The Zoryan Institute is saddened to learn about the passing of longtime supporter and friend Zaruhy Sara Chitjian.
Ms. Chitjian made an incredible impact on the lives of dozens of students through the Zoryan Institute’s annual Genocide and Human Rights University Program (GHRUP). This graduate level program explores the fundamental issues relating to human rights and genocide prevention, through a comparative and multidisciplinary approach. As an educator herself, Ms. Chitjian understood the immense impact that education could have in removing stumbling blocks of history and in fostering dialogue and reconciliation between adversary groups.
For many years, Ms. Chitjian provided full scholarships annually to six deserving graduate-level students: two Armenian, two Turkish and two Kurdish. These scholarships enabled the students to travel to Toronto, live together on the University of Toronto campus, learn together in an academic setting and socialize with one another during an intensive educational program. Despite their differences, these students left the classroom with a common understanding of history, and many created lasting bonds and friendships that have lasted well beyond the program.
While the scholarships that Ms. Chitjian provided certainly made a profound impact on the students themselves, she also had a larger goal in mind. She understood that when the Armenian, Turkish and Kurdish students returned home to their own communities after attending the program, they would be sharing what they had learned with their colleagues, students and peers.
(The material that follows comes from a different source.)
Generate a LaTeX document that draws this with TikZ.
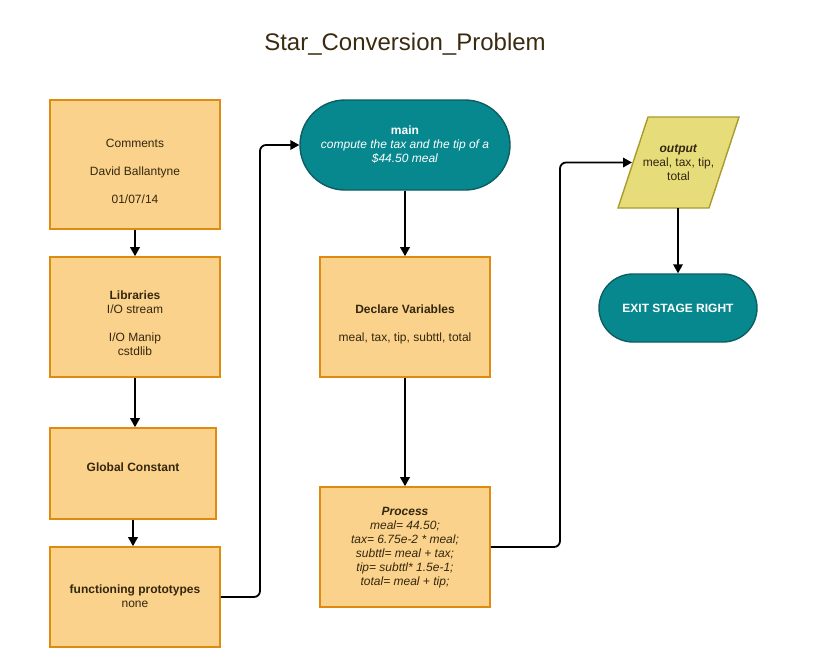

This ripple effect of knowledge truly has the potential to shift the mindsets of communities and make positive strides towards reconciliation and peace.
“I had many lively conversations with Sara over the years,” remarked George Shirinian, executive director of the Zoryan Institute. “She was intellectually curious, often asking complex and profound questions about issues vital to Armenians and was deeply devoted to the betterment of the Armenian nation through education. As a teacher herself, she took a great personal interest in the individual students whom she supported for the GHRUP with generous scholarships, and sometimes maintained correspondence with them after each year’s program. She was particularly interested to know how their experience at the GHRUP had changed their thinking about genocide, in general, and the Armenian Genocide, in particular.”
Prof. Joyce Apsel, clinical professor in the Liberal Studies Department at NYU and GHRUP course director stated:
I had the privilege of meeting Sara Chitjian over the years in Toronto where I serve as a teacher and director of the Genocide and Human Rights University Program. Her support and interest in the program, both its content and having students from different communities attend, has been crucial. The classroom can be a “privileged space” where people from different backgrounds are able to debate and learn from and with each other. And, Sara Chitjian’s support helped make this occur.
A carefully conceived legacy is evergreen. It lives on after you’re gone. Sara Chitjian’s legacy lives on through the incredible impact she made on the students she supported, the education she promoted, and in the entire field of Genocide and Human Rights Studies. On behalf of the Zoryan Institute’s Board of Directors, executives, faculty, staff and students, we would like to express our sincere appreciation for Ms. Chitjian longtime support and our deepest condolences to her loved ones.